KEDEWASAAN dalam berdemokrasi sebuah bangsa bisa diukur antara lain dengan seberapa mampu bangsa itu mengelola persoalan bangsa. Semakin baik mengelola permasalahan, semakin matang pula mereka berdemokrasi.
Jika ukuran itu yang dijadikan patokan, rasanya kita cukup berbangga terhadap demokrasi kita yang belakangan ini menghadapi ujian mahaberat. Saking beratnya ujian itu, eksistensi Negara Kesatuan Republik Indonesia bahkan menjadi taruhan. Ujian itu ialah kasus dugaan penistaan agama yang dituduhkan kepada Gubernur nonaktif DKI Jakarta Basuki Tjahaja Purnama atau Ahok.
Kasus yang membelit Ahok sejatinya sederhana. Kasus tersebut murni persoalan hukum, tetapi menjadi pelik karena kemudian kental dengan bau politik lantaran mencuat di saat DKI Jakarta tengah menggelar hajatan pilkada. Apalagi, persoalan menyangkut masalah yang supersensitif, yakni suku, agama, ras, dan antargolongan alias SARA.
Namun, secara umum setidaknya kita berhasil mengelola persoalan besar tersebut dengan baik. Mereka yang menuntut Ahok segera ditindak secara hukum, misalnya, berusaha menyuarakan tuntutan itu dengan cara damai.
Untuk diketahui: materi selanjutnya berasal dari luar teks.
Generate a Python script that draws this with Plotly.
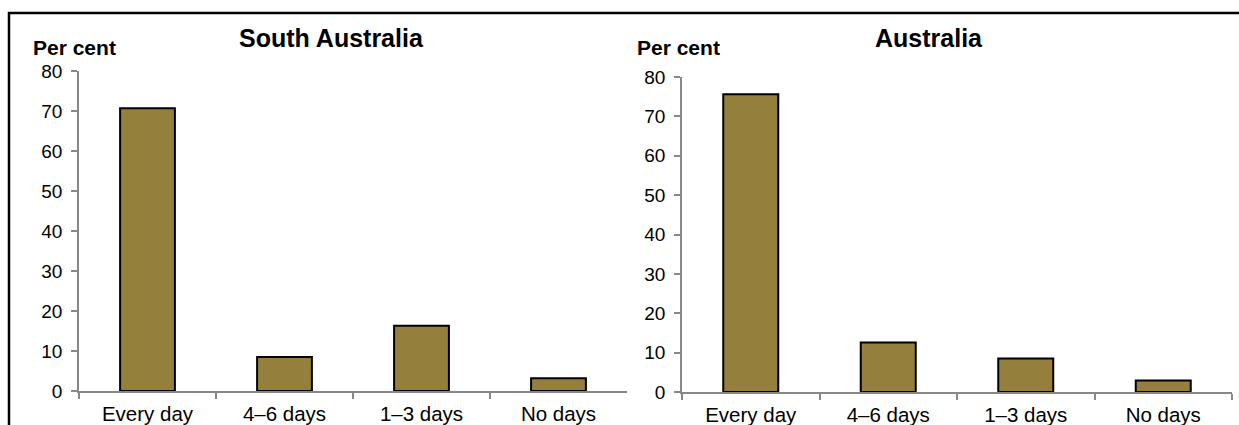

Itulah yang ditunjukkan dalam demonstrasi besar-besaran, kemarin. Di Jakarta, ratusan ribu umat Islam menyemut di sekitar Istana Merdeka. Di sejumlah daerah lainnya, puluhan ribu orang turun ke jalan.
Teori psikologi sosial menyebutkan kerumunan massa sangat berpotensi memicu perilaku anarkisme dan antisosial lainnya, terlebih jika kerumunan itu dalam jumlah yang sangat besar. Akan tetapi, massa yang berunjuk rasa kemarin mempertontonkan sebaliknya. Meski sempat diwarnai kericuhan karena ulah sekelompok orang, secara umum mereka berdemo secara tertib dan damai. Kita pun patut mengapresiasi mereka.
Apresiasi patut pula kita alamatkan kepada aparat keamanan yang mengedepankan pendekatan persuasif dalam mengawal demonstrasi sehingga secara keseluruhan berlangsung kondusif. Berkat kepatuhan pedemo pada aturan dan kerja keras aparat untuk memastikan aturan dipatuhi, Ibu Kota tetap aman. Kekhawatiran akan terjadinya kerusuhan dalam skala besar tak menjadi kenyataan.
Kita berharap, kalau pengunjuk rasa masih akan turun ke jalan, demonstrasi yang lebih damai yang harus dilakukan. Akan tetapi, kita lebih berharap demonstrasi tak lagi terjadi. Sedamai, setertib, dan sekondusif apa pun, demonstrasi tetap mengganggu masyarakat, apalagi jika massa yang berperan serta sampai ratusan ribu orang.
Aspirasi dan tuntutan umat agar Ahok ditindak secara hukum sudah didengar pemerintah. Polri juga sudah memproses dan menargetkan perkara tersebut selesai dalam dua minggu mendatang.
Kini, yang dibutuhkan ialah bagaimana kita mengawal penanganan kasus itu agar berjalan di rel yang benar. Tidak harus dengan turun ke jalan. Untuk memastikan penegak hukum tidak 'masuk angin', hal itu bisa dilakukan lewat jalur resmi.
Saatnya kita menyandarkan kepercayaan di pundak penegak hukum karena kasus Ahok ialah perkara hukum yang mutlak diselesaikan semata di jalur hukum. Hanya di tangan penegak hukum yang independen dan profesional bisa dipastikan bahwa Ahok tak dilindungi atau sebaliknya, tak dizalimi, oleh siapa pun. Setelah unjuk rasa, giliran hukum yang bicara. Hanya hukum, bukan kekuatan lain, yang tepat digunakan untuk menuntaskan perkara Ahok.